É em Vila Velha de Ródão, no distrito de Castelo Branco, que está um dos casos que Carla Graça e Paulo Constantino consideram ser dos mais preocupantes. Referem-se concretamente à fábrica produtora de pasta de papel, Celtejo. “É extremamente importante a reposição dos níveis de licença iniciais e que a produção da fábrica não ultrapasse a sua capacidade de tratamento de resíduos”, argumenta Paulo Constantino.

Protestos previstos

Os protestos da Protejo têm-se feito ouvir. O último foi em Março deste ano, no cais fluvial de Vila Velha de Ródão, e, segundo o porta-voz, contou com 500 cidadãos, “portugueses e espanhóis”. “Penso que há muitas pessoas conscientes dos problemas do rio Tejo, mas os Governos não têm correspondido na mesma medida”, assinala. A inércia governativa luso-espanhola, diz, tem contribuído para a degradação do estado do maior rio ibérico — com cerca de 1007 quilómetros de comprimento, dos quais 230 em território português.

Para a especialista da Zero, era fundamental que houvesse um plano único de gestão da região hidrográfica do Tejo. Contudo, traçar linhas políticas comuns não é fácil. A instabilidade política espanhola e o facto de Portugal estar numa situação de maior vulnerabilidade têm dificultado um acordo. “Não só Espanha esteve sem Governo durante bastante tempo como nós, a jusante, ficámos numa posição mais frágil”, fundamenta Carla Graça.

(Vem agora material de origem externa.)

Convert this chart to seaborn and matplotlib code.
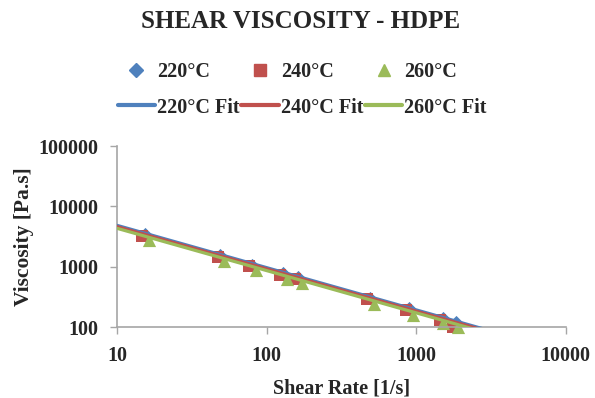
import matplotlib
matplotlib.use("Agg")
import matplotlib.pyplot as plt
from matplotlib.lines import Line2D
import seaborn as sns
import pandas as pd

# ---- data ----
shear_220 = [15.4, 49, 80, 129, 162, 490, 890, 1520, 1830]
visc_220 = [3480, 1550, 1090, 785, 670, 308, 205, 142, 124]
shear_240 = [14.7, 47, 76, 123, 155, 468, 850, 1450, 1750]
visc_240 = [3260, 1445, 1030, 736, 627, 289, 190, 131, 100]
shear_260 = [16.4, 52, 85, 137, 172, 520, 950, 1500, 1900]
visc_260 = [2750, 1227, 869, 622, 531, 245, 161, 117, 99]

fit_x = [10, 10000]
fit_220 = [4850, 38.5]
fit_240 = [4620, 36.7]
fit_260 = [4330, 34.4]

labels = ["220\u00b0C", "240\u00b0C", "260\u00b0C"]
colors = ["#4F81BD", "#C0504D", "#9BBB59"]
markers = ["D", "s", "^"]

pts = pd.concat([
    pd.DataFrame({"shear": shear_220, "visc": visc_220, "series": labels[0]}),
    pd.DataFrame({"shear": shear_240, "visc": visc_240, "series": labels[1]}),
    pd.DataFrame({"shear": shear_260, "visc": visc_260, "series": labels[2]}),
])
fits = pd.concat([
    pd.DataFrame({"shear": fit_x, "visc": fit_220, "series": labels[0] + " Fit"}),
    pd.DataFrame({"shear": fit_x, "visc": fit_240, "series": labels[1] + " Fit"}),
    pd.DataFrame({"shear": fit_x, "visc": fit_260, "series": labels[2] + " Fit"}),
])

sns.set_theme(style="white")
plt.rcParams["font.family"] = ["Liberation Serif", "DejaVu Serif"]
plt.rcParams["font.weight"] = "bold"

fig = plt.figure(figsize=(5.95, 3.98), dpi=100)
ax = fig.add_axes([0.197, 0.178, 0.754, 0.455])

sizes = {"D": 45, "s": 80, "^": 90}
for lab, col, mk in zip(labels, colors, markers):
    d = pts[pts["series"] == lab]
    sns.scatterplot(data=d, x="shear", y="visc", color=col, marker=mk, s=sizes[mk],
                    edgecolor=col, linewidth=0, ax=ax, legend=False, zorder=2,
                    clip_on=False)

for lab, col in zip(labels, colors):
    d = fits[fits["series"] == lab + " Fit"]
    sns.lineplot(data=d, x="shear", y="visc", color=col, linewidth=2.3,
                 ax=ax, legend=False, zorder=3)

ax.set_xscale("log")
ax.set_yscale("log")
ax.set_xlim(10, 10000)
ax.set_ylim(100, 100000)
ax.minorticks_off()
ax.set_xticks([10, 100, 1000, 10000])
ax.set_xticklabels(["10", "100", "1000", "10000"])
ax.set_yticks([100, 1000, 10000, 100000])
ax.set_yticklabels(["100", "1000", "10000", "100000"])
ax.tick_params(axis="both", which="major", labelsize=14.5, length=5, width=1,
               color="#A6A6A6", direction="out", bottom=True, left=True, pad=8.5)
for lbl in ax.get_xticklabels() + ax.get_yticklabels():
    lbl.set_fontweight("bold")
for s in ["top", "right"]:
    ax.spines[s].set_visible(False)
for s in ["left", "bottom"]:
    ax.spines[s].set_color("#A6A6A6")
    ax.spines[s].set_linewidth(1.2)
ax.grid(False)

ax.set_xlabel("Shear Rate [1/s]", fontsize=14.5, fontweight="bold")
ax.set_ylabel("Viscosity [Pa.s]", fontsize=15.5, fontweight="bold")
ax.xaxis.set_label_coords(0.5, -0.337)
ax.xaxis.label.set_va("center")
ax.yaxis.set_label_coords(-0.207, 0.5)
ax.yaxis.label.set_va("center")

fig.text(0.505, 0.947, "SHEAR VISCOSITY - HDPE", fontsize=18, fontweight="bold",
         ha="center", va="center")

handles = []
names = []
msize = {"D": 7.5, "s": 8.5, "^": 9}
for lab, col, mk in zip(labels, colors, markers):
    handles.append(Line2D([], [], linestyle="none", marker=mk, color=col,
                          markersize=msize[mk]))
    names.append(lab)
    handles.append(Line2D([], [], color=col, linewidth=3))
    names.append(lab + " Fit")
leg = fig.legend(handles, names, ncol=3, loc="center", bbox_to_anchor=(0.508, 0.774),
                 frameon=False, fontsize=14.5, handlelength=1.85, handletextpad=0.1,
                 columnspacing=0.1, labelspacing=0.75, borderpad=0, borderaxespad=0)
for t in leg.get_texts():
    t.set_fontweight("bold")

fig.savefig("out.png", dpi=100)
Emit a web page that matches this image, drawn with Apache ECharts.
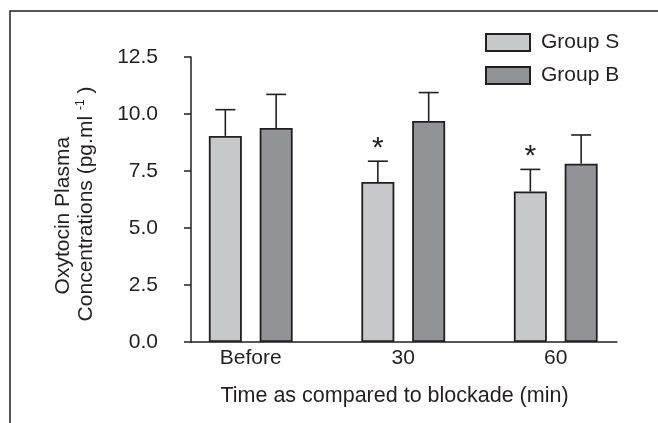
<!DOCTYPE html>
<html>
<head>
<meta charset="utf-8">
<script src="https://cdn.jsdelivr.net/npm/echarts@6/dist/echarts.min.js"></script>
<style>
  html, body { margin: 0; padding: 0; background: #fff; }
  #chart { width: 658px; height: 423px; }
</style>
</head>
<body>
<div id="chart"></div>
<script>
// values
var categories = ['Before', '30', '60'];
var groupS = [9.04, 7.02, 6.60];
var groupB = [9.39, 9.69, 7.82];
var errS = [1.15, 0.91, 0.97];
var errB = [1.47, 1.25, 1.26];
var marksS = ['', '*', '*'];
var marksB = ['', '', ''];
var yTicks = [0, 2.5, 5, 7.5, 10, 12.5];

var ink = '#231f20';
var font = 'Liberation Sans, Arial, Helvetica, sans-serif';
var barW = 33;
var barGapRatio = 0.54;
var pairOffset = (barW + barW * barGapRatio) / 2;

function errorBars (offset, marks) {
  return function (params, api) {
    var idx = api.value(0);
    var base = api.coord([idx, api.value(1)]);
    var top = api.coord([idx, api.value(2)]);
    var x = base[0] + offset;
    var line = {stroke: ink, lineWidth: 1.6};
    var children = [
      {type: 'line', shape: {x1: x, y1: base[1], x2: x, y2: top[1]}, style: line},
      {type: 'line', shape: {x1: x - 10, y1: top[1], x2: x + 10, y2: top[1]}, style: line}
    ];
    var m = marks[params.dataIndex];
    if (m) {
      children.push({
        type: 'text',
        x: x,
        y: top[1] - 12.5,
        style: {text: m, fontSize: 30, fontFamily: font, fill: ink, align: 'center', verticalAlign: 'middle'}
      });
    }
    return {type: 'group', children: children};
  };
}

function errData (means, errs) {
  return means.map(function (v, i) {
    return [i, v, v + errs[i]];
  });
}

var chart = echarts.init(document.getElementById('chart'));
chart.setOption({
  animation: false,
  textStyle: {fontFamily: font, color: ink},
  graphic: [{
    type: 'rect',
    shape: {x: 10, y: 11, width: 700, height: 500},
    style: {fill: 'none', stroke: ink, lineWidth: 1.5},
    silent: true
  }],
  legend: {
    data: ['Group S', 'Group B'],
    icon: 'rect',
    orient: 'vertical',
    left: 480,
    top: 27,
    itemWidth: 44,
    itemHeight: 17,
    itemGap: 12,
    selectedMode: false,
    textStyle: {fontSize: 21, color: ink, fontFamily: font, padding: [0, 0, 0, 6]}
  },
  grid: [
    {left: 191, right: 41, top: 57, bottom: 81},
    {left: 174.5, width: 457.5, top: 57, bottom: 81}
  ],
  xAxis: [
    {
      type: 'value',
      gridIndex: 0,
      min: 0,
      max: 1,
      axisLine: {show: true, lineStyle: {color: ink, width: 1.5}},
      axisTick: {show: false},
      axisLabel: {show: false},
      splitLine: {show: false},
      name: 'Time as compared to blockade (min)',
      nameLocation: 'middle',
      nameGap: 43,
      nameTextStyle: {fontSize: 21.5, color: ink, fontFamily: font, padding: [0, 19, 0, 0]}
    },
    {
      type: 'category',
      gridIndex: 1,
      data: categories,
      axisLine: {show: false},
      axisTick: {show: false},
      axisLabel: {fontSize: 21, color: ink, fontFamily: font, margin: 6}
    }
  ],
  yAxis: [
    {
      type: 'value',
      gridIndex: 0,
      min: yTicks[0],
      max: yTicks[yTicks.length - 1],
      interval: 2.5,
      axisLine: {show: true, lineStyle: {color: ink, width: 1.5}},
      axisTick: {show: true, length: 7, lineStyle: {color: ink, width: 1.5}},
      axisLabel: {
        fontSize: 21,
        color: ink,
        fontFamily: font,
        margin: 33,
        formatter: function (v) { return v.toFixed(1); }
      },
      splitLine: {show: false},
      name: '{a|Oxytocin Plasma    }\n{a|Concentrations (pg.ml }{s|-1}{a| )}',
      nameLocation: 'middle',
      nameRotate: 90,
      nameGap: 93,
      nameTextStyle: {
        padding: [0, 9, 0, 0],
        rich: {
          a: {fontSize: 21, lineHeight: 23, color: ink, fontFamily: font},
          s: {fontSize: 12, lineHeight: 23, color: ink, fontFamily: font, verticalAlign: 'top'}
        }
      }
    },
    {
      type: 'value',
      gridIndex: 1,
      min: yTicks[0],
      max: yTicks[yTicks.length - 1],
      show: false
    }
  ],
  series: [
    {
      name: 'Group S',
      type: 'bar',
      xAxisIndex: 1,
      yAxisIndex: 1,
      barWidth: barW,
      barGap: (barGapRatio * 100) + '%',
      itemStyle: {color: '#c7c8ca', borderColor: ink, borderWidth: 1.8},
      data: groupS
    },
    {
      name: 'Group B',
      type: 'bar',
      xAxisIndex: 1,
      yAxisIndex: 1,
      barWidth: barW,
      barGap: (barGapRatio * 100) + '%',
      itemStyle: {color: '#929396', borderColor: ink, borderWidth: 1.8},
      data: groupB
    },
    {
      name: 'errS',
      type: 'custom',
      xAxisIndex: 1,
      yAxisIndex: 1,
      renderItem: errorBars(-pairOffset, marksS),
      encode: {x: 0, y: [1, 2]},
      data: errData(groupS, errS),
      z: 3
    },
    {
      name: 'errB',
      type: 'custom',
      xAxisIndex: 1,
      yAxisIndex: 1,
      renderItem: errorBars(pairOffset, marksB),
      encode: {x: 0, y: [1, 2]},
      data: errData(groupB, errB),
      z: 3
    }
  ]
});
</script>
</body>
</html>
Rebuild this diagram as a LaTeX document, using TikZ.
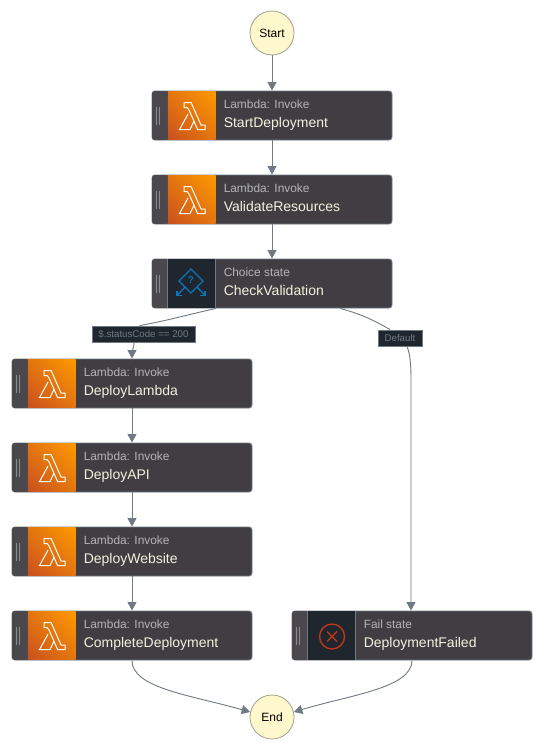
\documentclass[tikz,border=0pt]{standalone}
\usepackage{fontspec}
\setmainfont{Liberation Sans}
\usetikzlibrary{arrows.meta,calc,shadings}
\definecolor{edgecol}{HTML}{6F7A85}
\definecolor{boxfill}{HTML}{403E43}
\definecolor{stripfill}{HTML}{4A484D}
\definecolor{iconbg}{HTML}{20262E}
\definecolor{titlecol}{HTML}{F2F2DC}
\definecolor{subcol}{HTML}{B4B4B4}
\definecolor{circfill}{HTML}{FFF8CC}
\definecolor{circline}{HTML}{A0A090}
\definecolor{chblue}{HTML}{0A74BC}
\definecolor{failred}{HTML}{C8361A}
\definecolor{lamlow}{HTML}{C8501E}
\definecolor{lamhigh}{HTML}{FF9A00}
\tikzset{
  x=1pt,y=-1pt,
  statebox/.style={draw=edgecol,line width=0.9pt,fill=boxfill,rounded corners=3pt,minimum width=240pt,minimum height=49pt,inner sep=0pt},
  subtext/.style={anchor=base west,inner sep=0pt,text=subcol,font=\fontsize{11.9}{14}\selectfont},
  titletext/.style={anchor=base west,inner sep=0pt,text=titlecol,font=\fontsize{14}{16}\selectfont},
  endpoint/.style={circle,draw=circline,line width=0.8pt,fill=circfill,minimum size=44pt,inner sep=0pt,text=black,font=\fontsize{12}{14}\selectfont},
  flow/.style={draw=edgecol,line width=0.9pt},
  flowtip/.style={flow,-{Triangle[length=8.5pt,width=9pt]}},
  choicelabel/.style={draw=edgecol,line width=0.8pt,fill=iconbg,inner sep=0pt,text=edgecol,font=\fontsize{9.7}{12}\selectfont},
  handlebar/.style={draw=subcol!65!boxfill,line width=1.2pt},
}
% name, cx, cy, sub, title
\newcommand{\statebase}[5]{%
  \node[statebox] (#1) at (#2,#3) {};
  \fill[stripfill,rounded corners=3pt] ($(#1.north west)+(0.5,0.5)$) -- ($(#1.south west)+(0.5,-0.5)$) -- ($(#1.south west)+(16,-0.5)$) -- ($(#1.north west)+(16,0.5)$) -- cycle;
  \draw[handlebar] ($(#1.west)+(4.6,-9)$) -- ($(#1.west)+(4.6,9)$);
  \draw[handlebar] ($(#1.west)+(7.9,-9)$) -- ($(#1.west)+(7.9,9)$);
  \node[subtext] (#1sub) at ($(#1.west)+(72,-7.5)$) {#4};
  \node[titletext] (#1title) at ($(#1.west)+(72,11.5)$) {#5};
}
\newcommand{\lambdastate}[5]{%
  \statebase{#1}{#2}{#3}{#4}{#5}
  \shade[lower left=lamlow,lower right=lamlow!50!lamhigh,upper left=lamlow!50!lamhigh,upper right=lamhigh] ($(#1.north west)+(16.4,0.5)$) rectangle ($(#1.south west)+(64,-0.5)$);
  \draw[white,line width=1pt,line join=miter] ($(#1.west)+(40.5,0.5)$) ++(-8,-13.5) -- ++(7,0) -- ++(10,22.5) -- ++(4,0) -- ++(0,4.5) -- ++(-7.5,0) -- ++(-8.5,-19.5) -- ++(-2,-2.5) -- ++(-3,0) -- cycle;
  \draw[white,line width=1pt,line join=miter] ($(#1.west)+(40.5,0.5)$) ++(-4,-2) -- ++(-8.5,15.5) -- ++(10.5,0) -- ++(4,-8.5);
}
\newcommand{\iconback}[1]{%
  \fill[iconbg] ($(#1.north west)+(16,0.5)$) rectangle ($(#1.south west)+(64,-0.5)$);
  \draw[edgecol,line width=0.7pt] ($(#1.north west)+(16,0.5)$) -- ($(#1.south west)+(16,-0.5)$);
  \draw[edgecol,line width=0.7pt] ($(#1.north west)+(64,0.5)$) -- ($(#1.south west)+(64,-0.5)$);
}
\begin{document}
\begin{tikzpicture}
\useasboundingbox (0,0) rectangle (544,752);
\fill[white] (0,0) rectangle (544,752);
\node[endpoint] (start) at (272,33) {Start};
\lambdastate{startdep}{272}{115.5}{Lambda: Invoke}{StartDeployment}
\lambdastate{validate}{272}{199.5}{Lambda: Invoke}{ValidateResources}
\statebase{check}{272}{283.5}{Choice state}{CheckValidation}
\iconback{check}
\begin{scope}[shift={($(check.west)+(39.5,-2.5)$)},chblue,line width=1.3pt]
  \draw (0,-12) -- (12,0) -- (0,12) -- (-12,0) -- cycle;
  \draw (-6,6) -- (-14,14.5);
  \draw (6,6) -- (14,14.5);
  \draw (-14,9.5) -- (-14,14.5) -- (-9,14.5);
  \draw (14,9.5) -- (14,14.5) -- (9,14.5);
  \node[inner sep=0pt,text=chblue,font=\bfseries\fontsize{10}{12}\selectfont] (checkq) at (0,-0.5) {?};
\end{scope}
\lambdastate{deploylambda}{132}{383.5}{Lambda: Invoke}{DeployLambda}
\lambdastate{deployapi}{132}{467.5}{Lambda: Invoke}{DeployAPI}
\lambdastate{deployweb}{132}{551.5}{Lambda: Invoke}{DeployWebsite}
\lambdastate{complete}{132}{635.5}{Lambda: Invoke}{CompleteDeployment}
\statebase{failed}{412}{635.5}{Fail state}{DeploymentFailed}
\iconback{failed}
\begin{scope}[shift={($(failed.west)+(40.5,1)$)},failred,line width=1.3pt]
  \draw (0,0) circle (12.5);
  \draw (-5,-5) -- (5,5);
  \draw (-5,5) -- (5,-5);
\end{scope}
\node[endpoint] (end) at (272,717) {End};
\node[choicelabel,minimum width=103pt,minimum height=16pt] (lab200) at (143.5,334) {\$.statusCode == 200};
\node[choicelabel,minimum width=44pt,minimum height=16pt] (labdef) at (400,338) {Default};
% connectors
\draw[flowtip] (start) -- (startdep);
\draw[flowtip] (startdep) -- (validate);
\draw[flowtip] (validate) -- (check);
\draw[flow] ([xshift=-56pt]check.south) .. controls (182,316) and (170,320) .. ([xshift=-4pt]lab200.north);
\draw[flowtip] ([xshift=-9.5pt]lab200.south) .. controls (134,347) and (132,352) .. (deploylambda.north);
\draw[flowtip] (deploylambda) -- (deployapi);
\draw[flowtip] (deployapi) -- (deployweb);
\draw[flowtip] (deployweb) -- (complete);
\draw[flow] ([xshift=68pt]check.south) .. controls (358,313) and (374,320) .. ([xshift=-10pt]labdef.north);
\draw[flowtip] ([xshift=7pt]labdef.south) .. controls (411,356) and (411,370) .. (411,385) -- ([xshift=-1pt]failed.north);
\draw[flowtip] (complete.south) .. controls (132,688) and (190,695) .. (end.167);
\draw[flowtip] (failed.south) .. controls (412,688) and (350,695) .. (end.13);
\end{tikzpicture}
\end{document}
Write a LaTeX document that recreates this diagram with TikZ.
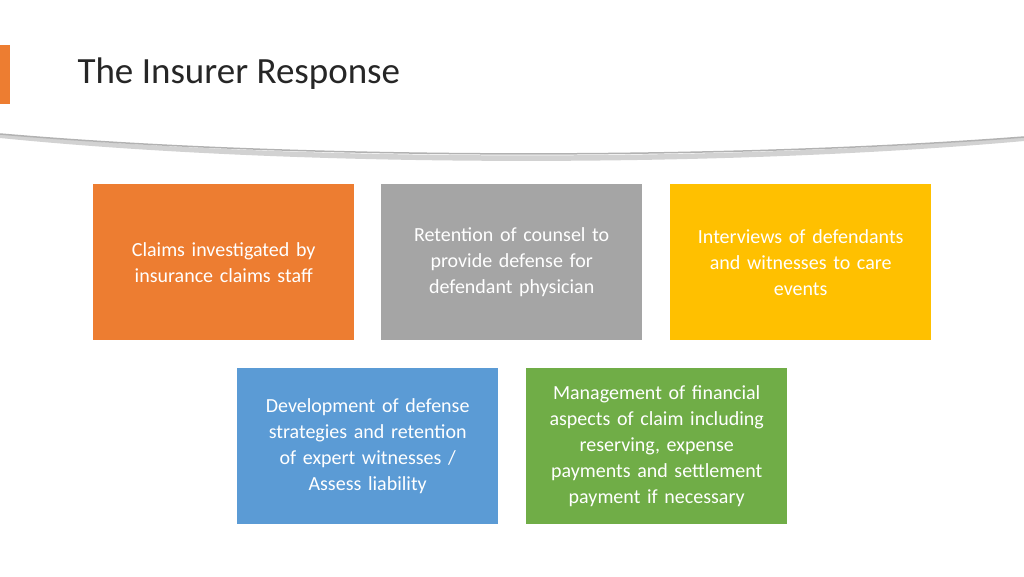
\documentclass[tikz,border=0pt]{standalone}
\usepackage{fontspec}
\setmainfont{Carlito}
\begin{document}
\begin{tikzpicture}[x=1pt,y=-1pt,
  card/.style={anchor=north west,minimum width=261pt,minimum height=156pt,inner sep=4pt,text=white,font=\fontsize{20}{26}\selectfont,align=center,text width=245pt}]
\useasboundingbox (0,0) rectangle (1024,576);
\fill[white] (0,0) rectangle (1024,576);
\fill[orange!80!red!90!yellow, fill={rgb,255:red,237;green,125;blue,49}] (0,45) rectangle (10,104);
\node[anchor=west,font=\fontsize{37}{40}\selectfont,text={rgb,255:red,38;green,38;blue,38}] (title) at (74,74) {The Insurer Response};
\fill[gray!35] (0,134) .. controls (300,162) and (724,162) .. (1024,137) -- (1024,141) .. controls (724,168) and (300,168) .. (0,138) -- cycle;
\draw[gray!60,line width=1.5pt] (0,134) .. controls (300,160) and (724,160) .. (1024,137);
\definecolor{cor}{RGB}{237,125,49}
\definecolor{cgr}{RGB}{165,165,165}
\definecolor{cye}{RGB}{255,192,0}
\definecolor{cbl}{RGB}{91,155,213}
\definecolor{cgn}{RGB}{112,173,71}
\node[card,fill=cor] (a) at (93,184) {Claims investigated by\\insurance claims staff};
\node[card,fill=cgr] (b) at (381,184) {Retention of counsel to\\provide defense for\\defendant physician};
\node[card,fill=cye] (c) at (670,184) {Interviews of defendants\\and witnesses to care\\events};
\node[card,fill=cbl] (d) at (237,368) {Development of defense\\strategies and retention\\of expert witnesses /\\Assess liability};
\node[card,fill=cgn] (e) at (526,368) {Management of financial\\aspects of claim including\\reserving, expense\\payments and settlement\\payment if necessary};
\end{tikzpicture}
\end{document}
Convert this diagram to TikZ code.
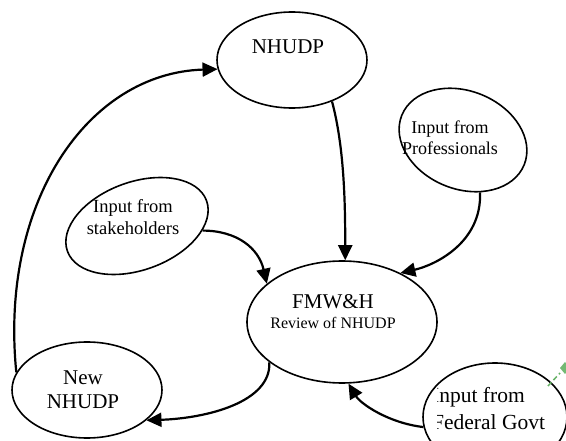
\documentclass[tikz,border=0pt]{standalone}
\usepackage{fontspec}
\setmainfont{Liberation Serif}
\usetikzlibrary{shapes.geometric,arrows.meta}
\tikzset{
  ell/.style={draw, ellipse, line width=1.6pt, inner sep=0pt, fill=white},
  conn/.style={line width=2.2pt, -{Triangle[length=15pt,width=14pt]}},
  lbl/.style={inner sep=0pt, align=center},
}
\begin{document}
\begin{tikzpicture}[x=1pt,y=-1pt]
\clip (0,0) rectangle (566,441);
\fill[white] (0,0) rectangle (566,441);
% ellipses
\node[ell, minimum width=150pt, minimum height=96pt] (nh) at (292,60) {};
\node[ell, minimum width=132pt, minimum height=98pt, rotate=-22] (prof) at (463,140) {};
\node[ell, minimum width=148pt, minimum height=88pt, rotate=20] (stk) at (137,226) {};
\node[ell, minimum width=190pt, minimum height=122pt] (fmw) at (342,322) {};
\node[ell, minimum width=150pt, minimum height=96pt] (new) at (87,390) {};
\node[ell, minimum width=144pt, minimum height=108pt] (fed) at (495,417) {};
% labels
\node[lbl, font=\fontsize{21}{24}\selectfont] (tnh) at (288,47) {NHUDP};
\node[lbl, font=\fontsize{18}{21}\selectfont] (tprof) at (450,137.5) {Input from\\Professionals};
\node[lbl, font=\fontsize{18.5}{22}\selectfont] (tstk) at (133,217) {Input from\\stakeholders};
\node[lbl, font=\fontsize{21}{24}\selectfont] (tnew) at (83,390) {New\\NHUDP};
\node[lbl, font=\fontsize{21}{21}\selectfont] (tfmw) at (333,302) {FMW\&H};
\node[lbl, font=\fontsize{16}{16}\selectfont] (trev) at (333,323) {Review of NHUDP};
\begin{scope}
\clip (437.5,360) rectangle (566,441);
\node[inner sep=0pt, align=left, anchor=west, font=\fontsize{21.5}{27}\selectfont] (tfed) at (432,408.5) {Input from\\Federal Govt};
\end{scope}
% small green mark
\draw[green!50!black!60, line width=1.5pt, dashed, dash pattern=on 5pt off 3pt] (548,386) -- (560,373);
\fill[green!50!black!55] (565,362) -- (570,368) -- (565,374) -- (560,368) -- cycle;
% connectors
\draw[conn] (nh.314) .. controls +(12,45) and +(0,-60) .. (fmw.87);
\draw[conn] (prof.310) .. controls +(2,50) and +(35,-8) .. (fmw.40);
\draw[conn] (stk.336) .. controls +(35,0) and +(-8,-35) .. (fmw.153);
\draw[conn] (fed.188) .. controls +(-35,-4) and +(12,20) .. (fmw.276);
\draw[conn] (fmw.209) .. controls +(2,40) and +(60,-2) .. (new.333);
\draw[conn] (new.166) .. controls +(-17,-170) and +(-130,4) .. (nh.187);
\end{tikzpicture}
\end{document}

Segundo o líder da Protejo, a falta de abertura e de transparência de Espanha também se têm manifestado a propósito de Almaraz. Na petição da Protejo é reivindicado o encerramento da central nuclear. “É fundamental eliminar a contaminação radiológica do rio Tejo e prevenir possíveis acidentes nucleares.”

Hoje, reúnem-se os membros da Protejo, e Paulo Constantino diz que novos protestos se avizinham. “Serão anunciados brevemente e, desta vez, em frente do Ministério do Ambiente.”